Short problem: Restate the whole listing word for word. Pictures are left out.

+++++

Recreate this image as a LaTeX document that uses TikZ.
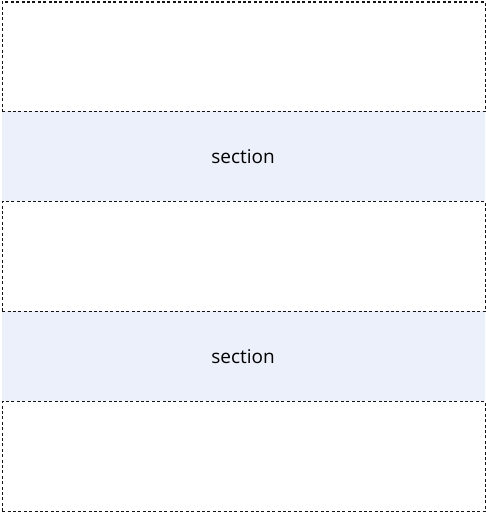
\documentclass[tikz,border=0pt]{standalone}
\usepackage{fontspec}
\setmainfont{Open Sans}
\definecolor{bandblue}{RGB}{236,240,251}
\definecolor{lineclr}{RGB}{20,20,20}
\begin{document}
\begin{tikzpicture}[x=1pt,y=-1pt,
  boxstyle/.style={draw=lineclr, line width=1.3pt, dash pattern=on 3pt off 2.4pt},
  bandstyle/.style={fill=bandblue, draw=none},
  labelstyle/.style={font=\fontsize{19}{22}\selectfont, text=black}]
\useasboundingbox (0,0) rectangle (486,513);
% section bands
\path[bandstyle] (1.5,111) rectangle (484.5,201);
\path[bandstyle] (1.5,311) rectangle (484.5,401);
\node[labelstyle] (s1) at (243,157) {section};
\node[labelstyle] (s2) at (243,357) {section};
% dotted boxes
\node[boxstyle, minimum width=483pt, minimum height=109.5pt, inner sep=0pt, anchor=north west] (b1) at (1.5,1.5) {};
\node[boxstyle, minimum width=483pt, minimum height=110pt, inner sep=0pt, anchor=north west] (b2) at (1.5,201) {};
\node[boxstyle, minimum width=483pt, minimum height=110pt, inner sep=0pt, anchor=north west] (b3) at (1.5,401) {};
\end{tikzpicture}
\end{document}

+++++

In response:
Recreate this image as a LaTeX document that uses TikZ.
\documentclass[tikz,border=0pt]{standalone}
\usepackage{fontspec}
\setmainfont{Open Sans}
\definecolor{bandblue}{RGB}{236,240,251}
\definecolor{lineclr}{RGB}{20,20,20}
\begin{document}
\begin{tikzpicture}[x=1pt,y=-1pt,
  boxstyle/.style={draw=lineclr, line width=1.3pt, dash pattern=on 3pt off 2.4pt},
  bandstyle/.style={fill=bandblue, draw=none},
  labelstyle/.style={font=\fontsize{19}{22}\selectfont, text=black}]
\useasboundingbox (0,0) rectangle (486,513);
% section bands
\path[bandstyle] (1.5,111) rectangle (484.5,201);
\path[bandstyle] (1.5,311) rectangle (484.5,401);
\node[labelstyle] (s1) at (243,157) {section};
\node[labelstyle] (s2) at (243,357) {section};
% dotted boxes
\node[boxstyle, minimum width=483pt, minimum height=109.5pt, inner sep=0pt, anchor=north west] (b1) at (1.5,1.5) {};
\node[boxstyle, minimum width=483pt, minimum height=110pt, inner sep=0pt, anchor=north west] (b2) at (1.5,201) {};
\node[boxstyle, minimum width=483pt, minimum height=110pt, inner sep=0pt, anchor=north west] (b3) at (1.5,401) {};
\end{tikzpicture}
\end{document}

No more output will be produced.